How is O.C. Tanner applying these insights internally?

Well, in my view, like a lot of people’s view, is that AI is not going to replace us, but those people that embrace AI will replace those that do not.

So we are working really hard internally to get people familiar with AI, to get comfortable with AI. We have a very strong AI governance process. I sit on our AI Governance Committee, and we have an AI Innovation Committee. We are trying to be cutting edge and forward-thinking, but responsible. Our clients trust us with their data, they trust us with their people. We have to be absolutely solid in terms of making sure that we are behaving in a way that is long-term sustainable and responsible.

Our desire to be at the forefront of innovation is really strong, and we are just treading that careful path as we go through. We are finding more and more ways, I think, to help our people be the best version of themselves through AI. We are not spending time on administration or trying to manually analyse data. That is the area where I think is the most obvious place.

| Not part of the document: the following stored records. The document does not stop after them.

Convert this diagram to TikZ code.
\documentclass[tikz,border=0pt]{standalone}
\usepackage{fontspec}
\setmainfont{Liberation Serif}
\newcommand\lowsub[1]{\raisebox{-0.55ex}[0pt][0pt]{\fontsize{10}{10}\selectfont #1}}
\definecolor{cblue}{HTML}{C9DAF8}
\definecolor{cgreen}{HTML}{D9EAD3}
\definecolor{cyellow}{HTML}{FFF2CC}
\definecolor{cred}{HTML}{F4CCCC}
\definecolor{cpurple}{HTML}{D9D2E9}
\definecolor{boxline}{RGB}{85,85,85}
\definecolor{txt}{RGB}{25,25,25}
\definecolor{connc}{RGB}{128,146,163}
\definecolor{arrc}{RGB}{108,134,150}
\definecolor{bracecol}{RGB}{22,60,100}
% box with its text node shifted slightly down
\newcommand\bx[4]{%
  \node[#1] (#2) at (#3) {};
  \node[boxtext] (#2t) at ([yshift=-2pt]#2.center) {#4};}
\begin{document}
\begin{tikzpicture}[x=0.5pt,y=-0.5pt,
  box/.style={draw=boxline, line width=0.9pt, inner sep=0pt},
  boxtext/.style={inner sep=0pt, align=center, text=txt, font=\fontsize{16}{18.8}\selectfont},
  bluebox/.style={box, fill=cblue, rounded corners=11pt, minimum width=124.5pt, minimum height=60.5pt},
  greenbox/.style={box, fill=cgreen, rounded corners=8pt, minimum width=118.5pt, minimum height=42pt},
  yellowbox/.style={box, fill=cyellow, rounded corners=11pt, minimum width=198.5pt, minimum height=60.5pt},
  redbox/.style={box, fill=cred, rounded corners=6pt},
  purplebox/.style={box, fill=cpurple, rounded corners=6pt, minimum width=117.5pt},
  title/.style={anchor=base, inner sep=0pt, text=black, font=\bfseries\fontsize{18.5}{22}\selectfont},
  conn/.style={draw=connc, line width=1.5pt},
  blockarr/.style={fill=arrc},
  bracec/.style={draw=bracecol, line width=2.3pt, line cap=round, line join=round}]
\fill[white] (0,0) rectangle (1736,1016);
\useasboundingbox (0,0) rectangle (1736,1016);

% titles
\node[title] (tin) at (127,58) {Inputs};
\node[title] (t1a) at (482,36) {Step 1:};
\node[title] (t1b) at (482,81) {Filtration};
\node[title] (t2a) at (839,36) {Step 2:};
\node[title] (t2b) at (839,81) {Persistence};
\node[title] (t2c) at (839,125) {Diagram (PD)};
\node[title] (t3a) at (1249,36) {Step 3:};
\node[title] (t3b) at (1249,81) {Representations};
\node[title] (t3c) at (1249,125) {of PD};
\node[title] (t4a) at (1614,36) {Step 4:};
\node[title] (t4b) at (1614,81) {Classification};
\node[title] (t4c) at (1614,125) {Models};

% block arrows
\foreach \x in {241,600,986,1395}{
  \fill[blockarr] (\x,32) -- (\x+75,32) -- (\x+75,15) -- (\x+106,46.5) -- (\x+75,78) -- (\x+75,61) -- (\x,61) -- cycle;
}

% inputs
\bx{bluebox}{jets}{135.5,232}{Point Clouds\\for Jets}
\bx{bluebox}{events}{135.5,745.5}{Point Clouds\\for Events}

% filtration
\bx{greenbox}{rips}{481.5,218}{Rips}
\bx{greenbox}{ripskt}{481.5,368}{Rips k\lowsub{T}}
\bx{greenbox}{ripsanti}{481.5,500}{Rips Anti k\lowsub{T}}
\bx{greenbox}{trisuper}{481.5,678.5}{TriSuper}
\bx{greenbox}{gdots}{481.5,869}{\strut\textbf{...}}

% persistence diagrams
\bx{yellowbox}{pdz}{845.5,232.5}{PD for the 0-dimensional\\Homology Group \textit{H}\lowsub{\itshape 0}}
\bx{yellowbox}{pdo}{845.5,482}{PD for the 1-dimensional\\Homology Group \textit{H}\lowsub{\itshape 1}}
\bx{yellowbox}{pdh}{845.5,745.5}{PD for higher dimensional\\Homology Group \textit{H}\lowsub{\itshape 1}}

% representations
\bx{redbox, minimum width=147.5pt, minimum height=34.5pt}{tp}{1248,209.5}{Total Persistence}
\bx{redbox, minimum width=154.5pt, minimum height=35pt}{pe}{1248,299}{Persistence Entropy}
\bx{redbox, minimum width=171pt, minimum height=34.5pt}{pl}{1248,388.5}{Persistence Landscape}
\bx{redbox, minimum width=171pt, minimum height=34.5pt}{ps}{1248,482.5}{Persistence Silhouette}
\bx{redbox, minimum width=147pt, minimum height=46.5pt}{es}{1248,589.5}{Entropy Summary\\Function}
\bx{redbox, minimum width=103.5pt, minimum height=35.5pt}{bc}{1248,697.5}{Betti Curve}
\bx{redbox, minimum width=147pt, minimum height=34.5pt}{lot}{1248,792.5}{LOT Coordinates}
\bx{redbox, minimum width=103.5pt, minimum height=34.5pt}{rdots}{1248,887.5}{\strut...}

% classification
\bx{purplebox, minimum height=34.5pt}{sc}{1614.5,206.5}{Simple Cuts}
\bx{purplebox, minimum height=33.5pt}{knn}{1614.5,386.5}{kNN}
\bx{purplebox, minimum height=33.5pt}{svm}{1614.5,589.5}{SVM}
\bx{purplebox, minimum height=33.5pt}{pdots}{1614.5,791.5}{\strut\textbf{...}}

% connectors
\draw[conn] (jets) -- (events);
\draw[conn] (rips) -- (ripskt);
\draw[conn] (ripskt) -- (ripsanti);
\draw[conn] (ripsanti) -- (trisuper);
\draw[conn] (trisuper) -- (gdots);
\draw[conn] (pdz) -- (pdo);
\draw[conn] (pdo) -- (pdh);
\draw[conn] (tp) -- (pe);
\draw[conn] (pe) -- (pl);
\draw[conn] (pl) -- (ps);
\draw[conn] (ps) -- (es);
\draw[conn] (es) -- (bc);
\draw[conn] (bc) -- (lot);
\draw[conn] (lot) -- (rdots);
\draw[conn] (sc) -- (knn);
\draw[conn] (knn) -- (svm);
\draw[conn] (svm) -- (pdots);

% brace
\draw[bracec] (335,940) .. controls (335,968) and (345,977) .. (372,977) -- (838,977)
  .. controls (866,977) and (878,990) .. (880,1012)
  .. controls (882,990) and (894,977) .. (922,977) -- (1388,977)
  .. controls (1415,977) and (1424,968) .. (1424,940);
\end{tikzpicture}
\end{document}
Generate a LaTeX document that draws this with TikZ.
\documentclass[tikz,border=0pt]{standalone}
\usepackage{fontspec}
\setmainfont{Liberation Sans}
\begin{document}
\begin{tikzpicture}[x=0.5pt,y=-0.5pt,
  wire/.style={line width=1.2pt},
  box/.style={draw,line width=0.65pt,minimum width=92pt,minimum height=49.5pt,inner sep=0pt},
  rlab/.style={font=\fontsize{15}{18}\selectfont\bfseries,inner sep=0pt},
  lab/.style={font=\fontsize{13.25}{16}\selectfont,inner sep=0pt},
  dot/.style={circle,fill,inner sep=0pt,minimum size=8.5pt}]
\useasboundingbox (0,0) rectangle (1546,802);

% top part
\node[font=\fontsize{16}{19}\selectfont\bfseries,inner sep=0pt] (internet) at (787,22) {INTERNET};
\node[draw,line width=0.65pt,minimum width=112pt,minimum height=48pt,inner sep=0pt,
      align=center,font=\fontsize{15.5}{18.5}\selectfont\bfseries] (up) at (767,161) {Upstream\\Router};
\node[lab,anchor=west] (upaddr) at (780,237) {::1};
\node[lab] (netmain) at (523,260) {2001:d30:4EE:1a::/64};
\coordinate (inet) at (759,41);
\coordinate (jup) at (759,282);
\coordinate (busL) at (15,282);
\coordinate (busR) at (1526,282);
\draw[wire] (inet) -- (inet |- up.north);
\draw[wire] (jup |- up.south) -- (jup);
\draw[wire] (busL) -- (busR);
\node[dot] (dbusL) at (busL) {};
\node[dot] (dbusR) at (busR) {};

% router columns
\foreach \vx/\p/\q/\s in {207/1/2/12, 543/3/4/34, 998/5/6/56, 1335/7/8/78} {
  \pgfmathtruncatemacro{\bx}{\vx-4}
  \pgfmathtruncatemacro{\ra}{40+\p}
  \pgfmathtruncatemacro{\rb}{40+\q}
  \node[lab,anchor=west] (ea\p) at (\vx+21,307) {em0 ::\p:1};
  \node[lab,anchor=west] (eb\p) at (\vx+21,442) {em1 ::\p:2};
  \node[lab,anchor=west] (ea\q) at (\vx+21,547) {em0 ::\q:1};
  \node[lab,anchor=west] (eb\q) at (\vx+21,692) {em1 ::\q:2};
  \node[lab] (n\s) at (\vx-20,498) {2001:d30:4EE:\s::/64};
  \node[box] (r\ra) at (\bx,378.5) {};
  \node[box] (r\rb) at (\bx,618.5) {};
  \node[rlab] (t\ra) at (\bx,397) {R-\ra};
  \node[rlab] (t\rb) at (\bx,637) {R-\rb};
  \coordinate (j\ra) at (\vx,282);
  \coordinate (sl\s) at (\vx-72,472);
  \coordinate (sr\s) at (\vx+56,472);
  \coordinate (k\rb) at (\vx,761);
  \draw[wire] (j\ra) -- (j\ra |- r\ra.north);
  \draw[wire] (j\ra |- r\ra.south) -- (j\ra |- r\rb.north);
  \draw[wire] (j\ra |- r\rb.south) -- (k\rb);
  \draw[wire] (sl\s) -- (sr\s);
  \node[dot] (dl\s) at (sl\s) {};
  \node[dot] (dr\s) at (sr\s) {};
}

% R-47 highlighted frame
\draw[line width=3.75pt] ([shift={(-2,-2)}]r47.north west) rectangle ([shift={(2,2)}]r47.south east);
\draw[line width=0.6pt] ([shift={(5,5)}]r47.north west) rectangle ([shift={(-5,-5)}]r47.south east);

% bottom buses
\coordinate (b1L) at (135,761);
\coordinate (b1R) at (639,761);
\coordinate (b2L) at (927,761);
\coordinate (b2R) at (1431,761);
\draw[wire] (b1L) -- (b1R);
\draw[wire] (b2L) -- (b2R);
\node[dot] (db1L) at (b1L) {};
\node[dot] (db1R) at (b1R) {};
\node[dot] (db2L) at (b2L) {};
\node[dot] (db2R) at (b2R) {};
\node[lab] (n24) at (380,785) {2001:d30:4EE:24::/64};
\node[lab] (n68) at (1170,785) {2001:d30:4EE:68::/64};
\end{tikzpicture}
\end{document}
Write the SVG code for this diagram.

If we can free people up from some of the things that used to take hours and hours and allow them to spend time on thinking and strategy, then our products and our service and our partnership with our clients can gain depth. We do not want less people; we want people that are thinking more broadly. I think those people in the industry that think that AI will just help them reduce their headcount are short-sighted.


Closing Thoughts

Ordever’s perspective reinforces that even as workplace technology evolves, the fundamental need for genuine appreciation remains central to a thriving employee experience. For HR and business leaders, the message is clear: recognition, when implemented consistently and supported by the right tools, is a strategic imperative, not just a feel-good initiative.